ML/AI is all the rage. There are a lot of demos on how to implement them. Running through the tutorial for ML.NET and creating an ML that can evaluate a review and determine if it is positive or negative was fun but not really illuminating. Granted it was fun to see that “Loved waiting for hours for cold food” did come back as a negative review, but I wanted more.
So I started looking around for what I could use to create an ML Model and remembered a long ago thought experiment using Ohio voter data. I dug up my notes, downloaded the latest set of records and started the process of loading them into a database. I will do a longer post with code this week on the whole process but I am happy to say I have been able to write my first ML model from scratch using ML.NET.
I have some basic demographic information for every registered voter and I know whether they voted in one of the last 81 elections, as well as how they were registered at the time they voted.
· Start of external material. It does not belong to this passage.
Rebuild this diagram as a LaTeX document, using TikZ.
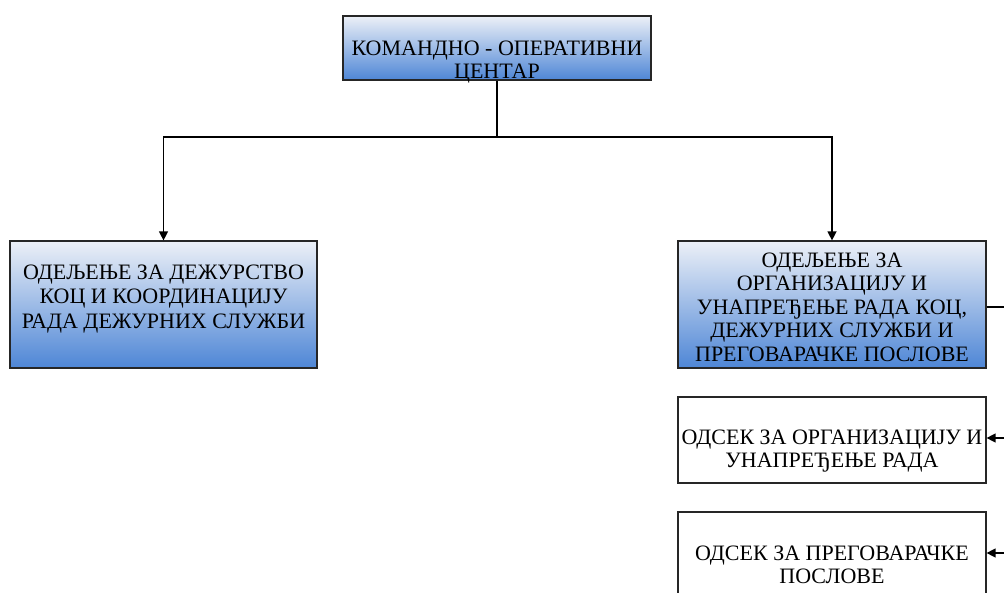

All of that is built into what comes from the Ohio Secretary of State.
I’ve found several other data sources that can give me more information to build the model out. I’m not planning on trying to replicate any of the great tools that are out there to handle this type of data mining, though I will document what I would add if I were going to try to make a project like this commercially viable when I write up the long post.
Quick Summary
Things I have learned for this short version are:
Tools are good, not every tool is good for everything
Preprocessing the data before handing it off to SSIS sped up my ingesting the data for consumption by multiple orders of magnitude.
Understanding the data is key
Having a mountain of data does you no good if you don’t know what the data actually represents
Formatting the data is important
Training requires specific formats for the data, so formatting the data in a way to be consumed for training is also very important
I’ll get everything cleaned up in the next couple of days and post my code to my GitHub so folks can see and, if they want, play with it themselves.